A person with a selfish mindset tries to maximise the net value they get. We all know this behaviour. It can be a winning strategy in a short term relationship but it usually does not work in the long term.

The altruistic mindset often works in the long run and in a statistical sense. Although sometimes people take advantage of selfless people, this caring attitude attracts people and they are happy to give back. This thinking focusing on creating values for others and as a result the person get back much more in the long-term and even from those that they did not help.

Beyond exchanging information: feelings and relationship

Some people, especially men who are engineers or IT professionals, say that the purpose of communication is exchanging information. Yes, sometimes it is. However, making ourselves feel better or talking about our emotions, as well as building and maintaining relationships are much more dominant reasons among others.

And even when people seemingly engage in information sharing conversation, the underlying function of the exchange is about relating, feeling smart, showing off, getting sympathy.

When someone opens another person in their first encounter with a chat and starts to talk about the weather, the purpose of the small talk is not discussing the weather. Who cares?

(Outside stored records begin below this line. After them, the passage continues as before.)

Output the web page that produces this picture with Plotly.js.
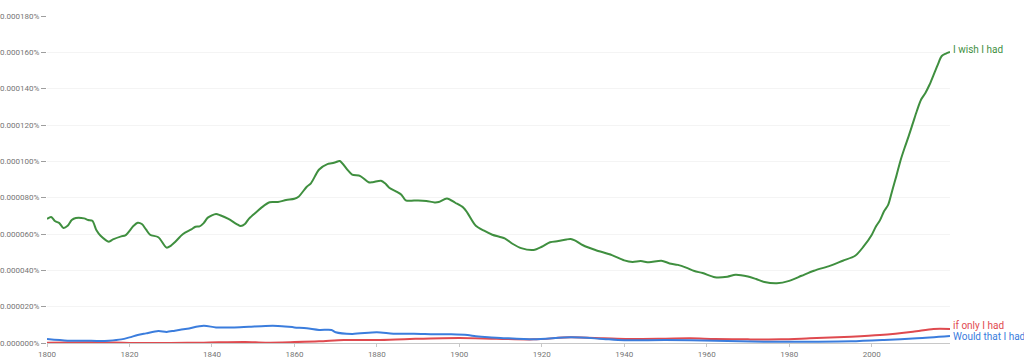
<!DOCTYPE html>
<html>
<head>
<meta charset="utf-8">
<script src="https://cdn.plot.ly/plotly-3.0.1.min.js"></script>
<style>html,body{margin:0;padding:0;background:#fff;}#chart{width:1024px;height:360px;}</style>
</head>
<body>
<div id="chart"></div>
<script>
// values in units of 0.000001 %
const wishYears = [1800,1801,1802,1803,1804,1805,1806,1807,1809,1810,1811,1812,1813,1815,1816,1818,1819,1821,1822,1823,1824,1825,1827,1829,1830,1831,1833,1835,1836,1837,1838,1839,1841,1842,1844,1846,1847,1848,1849,1851,1852,1854,1856,1858,1860,1861,1863,1864,1866,1868,1869,1870,1871,1873,1874,1876,1878,1879,1881,1882,1883,1885,1886,1887,1890,1892,1894,1895,1897,1899,1901,1902,1904,1906,1908,1911,1913,1915,1918,1920,1922,1924,1926,1927,1928,1930,1933,1937,1940,1942,1944,1946,1949,1951,1953,1955,1957,1959,1962,1965,1967,1970,1972,1974,1977,1980,1983,1986,1990,1993,1996,1998,2000,2001,2002,2003,2004,2005,2006,2007,2008,2009,2010,2011,2012,2013,2014,2015,2016,2017,2018,2019];
const wishVals = [68.3,69.4,67,66,63.3,64.5,67.7,68.8,68.6,67.7,67.3,62,59,55.8,57,58.7,59.2,64.5,66.2,65.5,62.5,59.6,58.2,52.5,53.5,55.5,60,62.5,64,64.2,66,69,71,70.3,68.3,65.5,64.4,65.5,68.5,72.5,74.5,77.5,77.6,78.7,79.4,80.5,86,87.9,95.5,98.5,98.9,99.5,100.2,95,92.7,91.9,88.5,88.5,89.3,87.9,85.5,83,81.5,78.5,78.5,78.2,77.4,77.6,79.6,77.2,74.5,71.5,64.5,61.8,59.6,57.6,54.5,52.2,51.2,53,55.5,56.1,57,57.2,56.5,53.8,51.2,48.4,45.5,44.6,45.1,44.4,45.3,43.8,43,41.5,39.6,38.5,36.2,36.5,37.6,36.6,35.2,33.6,32.9,34.2,37,39.8,42.6,45.3,48,53,59.5,64,67.5,72.5,76,84,92,100.5,107.5,114,121,128,134,137.5,142,147.5,153,158,159.3,160.2];

const ifOnlyYears = [1800,1812,1820,1830,1838,1848,1853,1860,1866,1872,1880,1888,1900,1909,1918,1927,1935,1941,1950,1956,1962,1970,1978,1985,1995,2002,2010,2015,2019];
const ifOnlyVals = [0.2,0.4,0.05,0.05,0.2,0.55,0.2,0.5,0.9,1.65,1.65,2.2,2.75,2.3,2.0,3.1,2.6,2.2,2.4,2.6,2.2,2.0,2.0,2.6,3.5,4.4,6.2,7.7,7.7];

const wouldYears = [1800,1805,1809,1813,1815,1818,1820,1822,1824,1827,1829,1831,1834,1838,1841,1845,1849,1853,1856,1860,1863,1866,1869,1870,1874,1880,1884,1889,1894,1898,1902,1904,1907,1910,1918,1927,1934,1940,1950,1962,1974,1987,1995,2003,2011,2019];
const wouldVals = [2.2,1.3,1.3,1.1,1.3,2.0,3.1,4.4,5.3,6.6,6.1,6.8,7.9,9.5,8.6,8.6,9.0,9.4,9.4,8.6,8.1,7.2,7.2,5.9,5.0,5.9,5.1,5.1,4.8,4.8,4.4,3.7,3.1,2.8,2.0,3.1,2.4,1.5,1.65,1.3,0.7,0.7,0.9,1.65,2.6,3.85];

const seriesNames = ["I wish I had", "if only I had", "Would that I had"];
const seriesColors = ["#3f8f3f", "#df4a4f", "#3b7ddd"];
const labelShift = [2, 4, 0];

const yTicks = [0,20,40,60,80,100,120,140,160,180];
const yTickLabels = ["0.000000%","0.000020%","0.000040%","0.000060%","0.000080%","0.000100%","0.000120%","0.000140%","0.000160%","0.000180%"];
const xTicks = [1800,1820,1840,1860,1880,1900,1920,1940,1960,1980,2000];

const scale = 1e-6;
const sets = [[wishYears, wishVals], [ifOnlyYears, ifOnlyVals], [wouldYears, wouldVals]];

const traces = sets.map((s, i) => ({
  x: s[0], y: s[1].map(v => v * scale), type: 'scatter', mode: 'lines',
  name: seriesNames[i], line: {color: seriesColors[i], width: 2, shape: 'spline', smoothing: 0.8},
  hoverinfo: 'skip'
}));

const annotations = sets.map((s, i) => ({
  x: s[0][s[0].length - 1], y: s[1][s[1].length - 1] * scale, xref: 'x', yref: 'y',
  text: seriesNames[i], showarrow: false, xanchor: 'left', yanchor: 'middle',
  xshift: 1, yshift: labelShift[i],
  font: {family: 'Roboto, sans-serif', size: 10, color: seriesColors[i]}
}));

const layout = {
  width: 1024, height: 360,
  margin: {l: 47, r: 74, t: 16, b: 17},
  paper_bgcolor: '#fff', plot_bgcolor: '#fff',
  showlegend: false,
  font: {family: 'Roboto, sans-serif', size: 8, color: '#757575'},
  xaxis: {
    range: [1800, 2019], tickvals: xTicks, ticktext: xTicks.map(String),
    showgrid: false, zeroline: false, showline: true, linecolor: '#c8c8c8', linewidth: 1,
    ticks: 'outside', ticklen: 3, tickcolor: '#c8c8c8',
    tickfont: {family: 'Roboto, sans-serif', size: 8, color: '#757575'}
  },
  yaxis: {
    range: [0, 180 * scale], tickvals: yTicks.map(v => v * scale), ticktext: yTickLabels,
    showgrid: true, gridcolor: '#f4f4f4', zeroline: false, showline: false,
    ticks: 'outside', ticklen: 5, tickcolor: '#9e9e9e',
    tickfont: {family: 'Roboto, sans-serif', size: 8, color: '#757575'}
  },
  annotations: annotations
};

Plotly.newPlot('chart', traces, layout, {staticPlot: true, displayModeBar: false});
</script>
</body>
</html>
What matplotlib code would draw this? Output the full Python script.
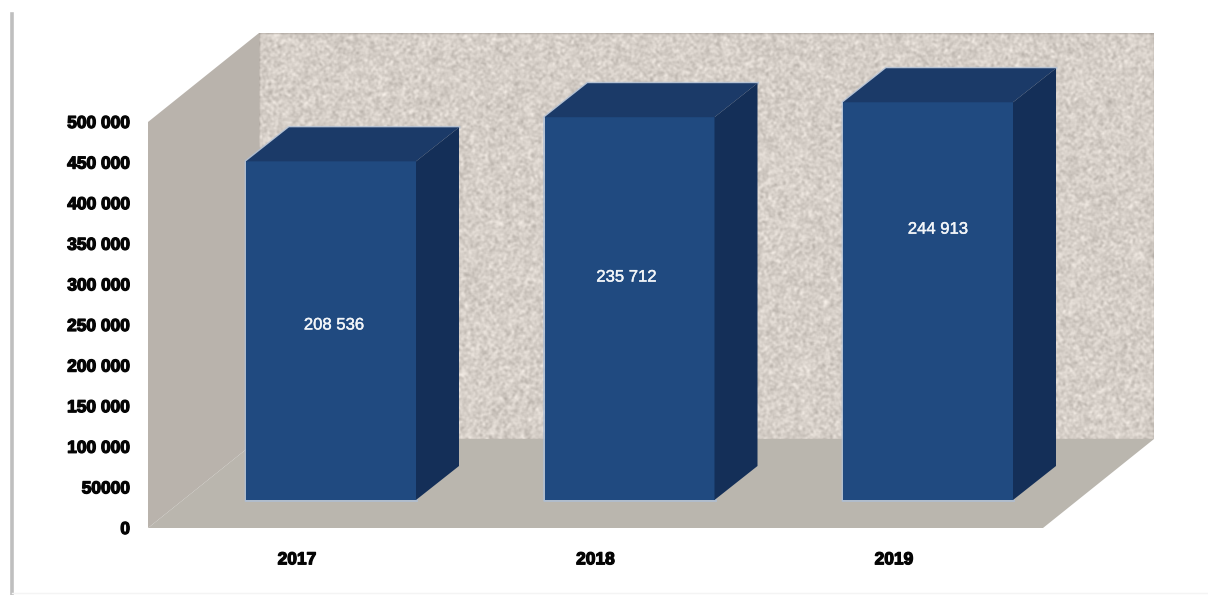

The opener, "Today is much hotter than usually at this time of the year" means that you look a nice person and I have come to you to see whether you want to know me better and maybe we can have a good chat, a good time and maybe later we can be friends.

Empathy

Empathy is the capacity to understand or feel what somebody else is experiencing from their frame of reference. It's the capacity to place yourself in another's position. How would I feel and thing in their situation.

Empathy can have intellectual, emotional or physical aspects. Some people can even feel physical pain when see someone's suffering.

As we become older, typically our capability to understand how another person experiencing the world is improving, especially if we become less self-centred.

You can develop your skill of empathy. It helps you connect and relate to people better. It is necessary for a lot of jobs such as health care professionals, teachers, marketing and sales people.

Ego, self-esteem, self-importance

While we are chatting about some topics with a conversation partner, a part of our minds are continuously checking if the other person accepts us, respects us, treats us fairly. We are usually not aware of this background process until our ego goes on high alert and warns us about the difference between how we perceive how the other person treats us and how we want to be treated.

Be aware that people do not want you to criticise, blame, mock, look down on them. Your intention and their perception of your message can be very different. You may think you care about them and give clever advice how to improve themselves but they may think that you are judging, criticising and controlling them.

On the other hand, if someone has a low self-esteem or self-importance and you treat them very nicely, they may not trust you. It does not match with their own reality and they might suspect that you have a hidden agenda.